To make matters even more confusing…consider proper nouns that end with the letter “s”.
If there’s more than one Elvis impersonator, are they “Elvis’s” or “Elvises”?
So I’ve been wrong in referring to my staff as C3PO’s. C3POs. Gotcha.
“Be more careful forming the letter a, t, and i.”
I prefer to use capitals, or failing that, where possible italics (on the letter, but not the pluralising ‘s’). Apostrophies, where they are not needed, just look ugly and often uninformed to me.
I don’t know how you do a grateful smiley, but assume there is one here :-D. I’ve always wondered about this.
I use an apostrophe when the reverse means forming a new word, eg, is instead of i’s.
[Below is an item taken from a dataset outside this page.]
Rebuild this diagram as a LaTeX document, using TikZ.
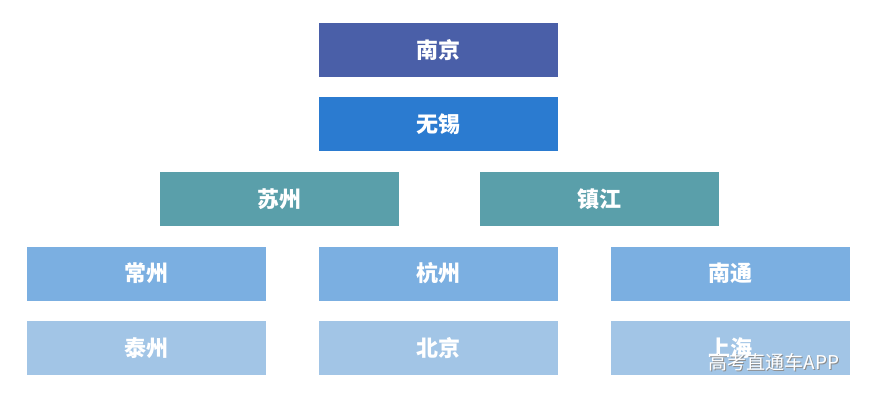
\documentclass[tikz,border=0pt]{standalone}
\usepackage{fontspec}
\newfontfamily\cjk{Noto Sans CJK SC}
\definecolor{cA}{HTML}{4A5FA8}
\definecolor{cB}{HTML}{2B7BD0}
\definecolor{cC}{HTML}{5A9FAA}
\definecolor{cD}{HTML}{7BAFE1}
\definecolor{cE}{HTML}{A2C5E6}
\begin{document}
\begin{tikzpicture}[x=1pt,y=-1pt,
  box/.style={minimum width=239pt,minimum height=54pt,inner sep=0pt,text=white,font=\cjk\bfseries\fontsize{22}{26}\selectfont}]
\useasboundingbox[fill=white] (0,0) rectangle (877,402);
\node[box,fill=cA] (nj) at (438.5,50) {南京};
\node[box,fill=cB] (wx) at (438.5,124) {无锡};
\node[box,fill=cC] (sz) at (279.5,199) {苏州};
\node[box,fill=cC] (zj) at (599,199) {镇江};
\node[box,fill=cD] (cz) at (146.5,273.5) {常州};
\node[box,fill=cD] (hz) at (438.5,273.5) {杭州};
\node[box,fill=cD] (nt) at (730.5,273.5) {南通};
\node[box,fill=cE] (tz) at (146.5,348) {泰州};
\node[box,fill=cE] (bj) at (438.5,348) {北京};
\node[box,fill=cE] (sh) at (730.5,348) {上海};
\node[text=black!45,font=\cjk\fontsize{19}{22}\selectfont] (wm) at (775,363) {高考直通车APP};
\node[text=white,font=\cjk\fontsize{19}{22}\selectfont] (wm2) at (774,362) {高考直通车APP};
\end{tikzpicture}
\end{document}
I prefer using as few apostrophes as possible, and even fewer quotation marks.
Thanks a lot. In German a lot of people also use apostrophes and they are (almost) always wrong. We call this phenomenon Apostrophismus or Apostrophilie. I guess people try to be cooler by using English forms or it is based on the fact that we learn English grammar later than German. Maybe it is a form of hypercorrection which means people try to use high-class language but fail.
First time the mistake appeared in genitive forms (Peter’s instead of Peters, which is correct in German), than in plural (CD’s instead of CDs) and later some people started to separate the last letter wherever they thought (Nudel’n instead of Nudeln; remark that we form plural not only with “s” but it doesn’t depend on the fact if it is plural or not). Maybe you like this overview on German mistakes: http://www.apostrophen-alarm.de/apo-2008.html
Or as humor author Dave Barry once observed years ago, the purpose of the apostrophe is to indicate a following “s”.